I have two weaknesses as a reader. One is a soft spot for wicked vitriol. Another is an intolerance of rhetorical flourish. The above paragraph is rhetorical flourish that doesn’t make sense. Saying that 4’33” is a manager’s spreadsheet is just about the most nonsensical metaphor I could imagine. In a universe with only fascists and managerialists, then I guess 4’33” is more like a memo. But there are so many more apt musical metaphors for unification in diversity in music. For example, a blues or jazz band playing a standard. Literally any improvisational musical form. No less quintessentially American.

If you bear with me and agree that this particular point is poorly argued and that John Cage wasn’t actually a managerialist and was in fact the Zen spiritualist that he claimed to be in his essays, then either Turner is equating managerialism with Zen spiritualism or Turner is trying to make Cage a symbol of managerialism for his own ideological ends.

Either of these is plausible. Steve Jobs was an I Ching enthusiast like Cage. Stewart Brand, the subject of Turner’s last book, From Counterculture to Cyberculture, was a back-to-land commune enthusiast before he become a capitalist digerati hero. Running through Turner’s work is the demonstration of the cool origins of today’s world that’s run by managerialist power. We are where we are today because democracy won against fascism. We are where we are today because hippies won against whoever. Sort of. Turner is also frank about capitalist recuperation of everything cool. But this is not so bad. Startups are basically like co-ops–worker owned until the VC’s get too involved.

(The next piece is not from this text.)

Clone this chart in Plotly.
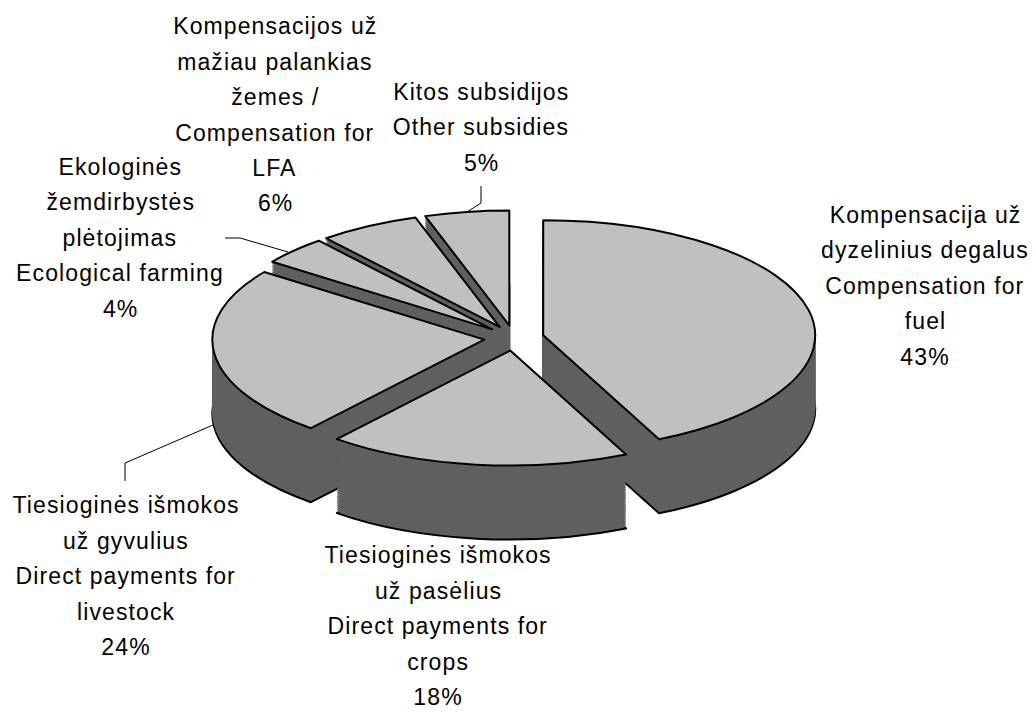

I’m a tech guy, sort of. It’s easy for me to read my own ambivalence about the world we’re in today into Turner’s book. I’m cool, right? I like interesting music and read books on intellectual history and am tolerant of people despite my connections to power, right? Managers aren’t so bad. I’ve been a manager. They are necessary. Sometimes they are benevolent and loved. That’s not bad, right? Maybe everything is just fine because we have a mode of social organization that just makes more sense now than what we had before. It’s a nice happy medium between fascism, communism, anarchism, and all the other extreme -ism’s that plagued the 20th century with war. People used to starve to death or kill each other en masse. Now they complain about bad management or, more likely, bad customer service. They complain as if the bad managers are likely to commit a war crime at any minute but that’s because their complaints would sound so petty and trivial if they were voiced without the use of tropes that let us associate poor customer service with deliberate mind-control propaganda or industrial wage slavery. We’ve forgotten how to complain in a way that isn’t hyperbolic.

Maybe it’s the hyperbole that’s the real issue. Maybe a managerialist world lacks catastrophe and so is so frickin’ boring that we just don’t have the kinds of social crises that a generation of intellectuals trained in social criticism have been prepared for. Maybe we talk about how things are “totally awesome!” and totally bad because nothing really is that good or that bad and so our field of attention has contracted to the minute, amplifying even the faintest signal into something significant. Case in point, Alex from Target. Under well-tuned managerialism, the only thing worth getting worked up about is that people are worked up about something. Even if it’s nothing. That’s the news!

So if there’s a critique of managerialism, it’s that it renders the managed stupid. This is a problem.